Below are the records; copy each line in them that holds the word "this".

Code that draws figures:
----------

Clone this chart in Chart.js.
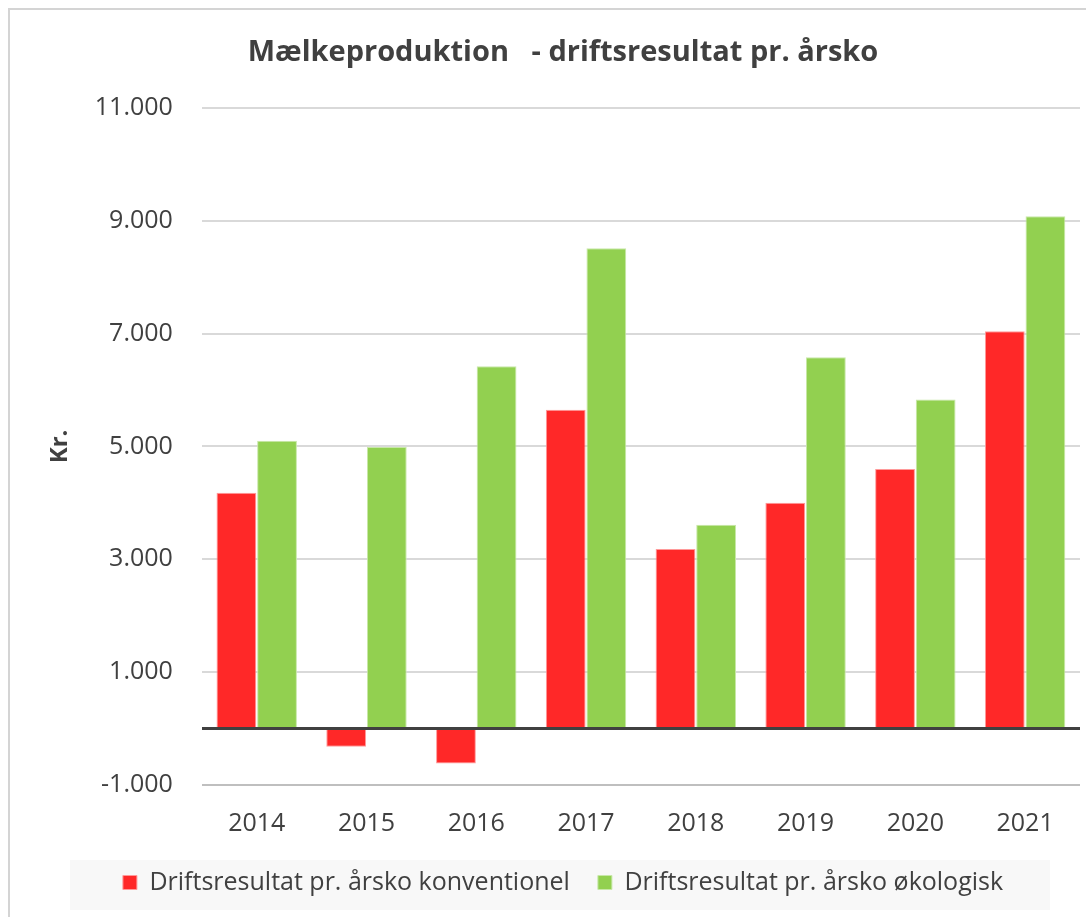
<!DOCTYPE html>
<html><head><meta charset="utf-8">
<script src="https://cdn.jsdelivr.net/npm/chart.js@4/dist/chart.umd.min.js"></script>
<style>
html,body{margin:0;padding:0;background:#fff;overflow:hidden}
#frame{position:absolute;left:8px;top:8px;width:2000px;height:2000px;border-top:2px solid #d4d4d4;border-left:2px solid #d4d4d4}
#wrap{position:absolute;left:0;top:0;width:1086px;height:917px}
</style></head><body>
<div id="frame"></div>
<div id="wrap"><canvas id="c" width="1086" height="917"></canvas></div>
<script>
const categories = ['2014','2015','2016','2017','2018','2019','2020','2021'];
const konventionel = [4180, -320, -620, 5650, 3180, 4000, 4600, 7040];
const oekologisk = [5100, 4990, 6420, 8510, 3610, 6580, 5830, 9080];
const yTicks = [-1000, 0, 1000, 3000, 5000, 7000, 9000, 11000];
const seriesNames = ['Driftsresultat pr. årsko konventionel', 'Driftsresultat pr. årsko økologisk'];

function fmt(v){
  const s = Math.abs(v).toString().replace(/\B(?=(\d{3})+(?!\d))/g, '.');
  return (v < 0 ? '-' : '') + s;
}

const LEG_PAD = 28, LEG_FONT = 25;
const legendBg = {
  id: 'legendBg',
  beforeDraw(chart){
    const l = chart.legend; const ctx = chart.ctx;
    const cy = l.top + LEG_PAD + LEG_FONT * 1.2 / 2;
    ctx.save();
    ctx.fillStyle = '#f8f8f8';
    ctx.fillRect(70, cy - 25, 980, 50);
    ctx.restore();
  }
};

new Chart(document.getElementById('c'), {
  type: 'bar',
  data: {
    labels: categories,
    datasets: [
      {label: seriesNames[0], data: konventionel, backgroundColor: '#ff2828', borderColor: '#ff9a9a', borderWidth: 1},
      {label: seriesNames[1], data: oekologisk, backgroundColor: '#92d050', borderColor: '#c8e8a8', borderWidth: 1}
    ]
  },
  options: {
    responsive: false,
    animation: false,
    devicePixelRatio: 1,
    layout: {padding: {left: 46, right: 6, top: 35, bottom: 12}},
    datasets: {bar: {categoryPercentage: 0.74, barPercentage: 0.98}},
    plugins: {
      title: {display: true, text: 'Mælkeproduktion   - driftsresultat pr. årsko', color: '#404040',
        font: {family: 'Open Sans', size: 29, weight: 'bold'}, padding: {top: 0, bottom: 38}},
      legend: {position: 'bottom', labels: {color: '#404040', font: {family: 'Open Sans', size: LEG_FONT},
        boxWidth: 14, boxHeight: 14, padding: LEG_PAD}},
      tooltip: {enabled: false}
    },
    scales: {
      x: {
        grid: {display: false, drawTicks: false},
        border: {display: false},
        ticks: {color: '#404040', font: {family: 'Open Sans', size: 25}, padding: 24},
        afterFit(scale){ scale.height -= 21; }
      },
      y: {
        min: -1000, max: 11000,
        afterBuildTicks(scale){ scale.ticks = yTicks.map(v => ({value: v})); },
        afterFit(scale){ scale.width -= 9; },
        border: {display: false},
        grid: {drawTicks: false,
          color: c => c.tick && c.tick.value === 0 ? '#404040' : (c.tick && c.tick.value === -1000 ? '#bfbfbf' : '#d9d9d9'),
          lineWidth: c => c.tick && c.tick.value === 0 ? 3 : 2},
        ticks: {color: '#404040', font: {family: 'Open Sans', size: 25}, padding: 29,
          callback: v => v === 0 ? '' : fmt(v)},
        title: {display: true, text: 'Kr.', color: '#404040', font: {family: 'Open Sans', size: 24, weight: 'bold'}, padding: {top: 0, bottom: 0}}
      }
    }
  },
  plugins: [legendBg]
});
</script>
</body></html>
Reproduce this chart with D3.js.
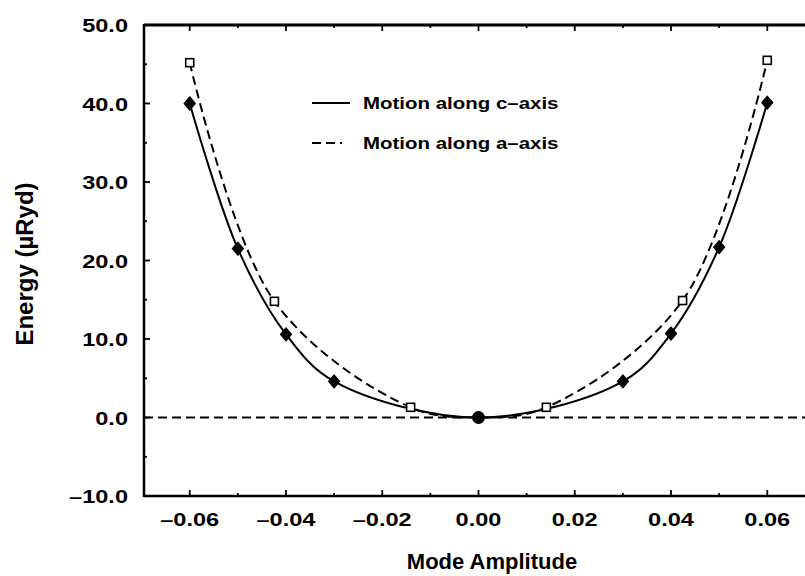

----------

Task result:
Clone this chart in Chart.js.
Reproduce this chart with D3.js.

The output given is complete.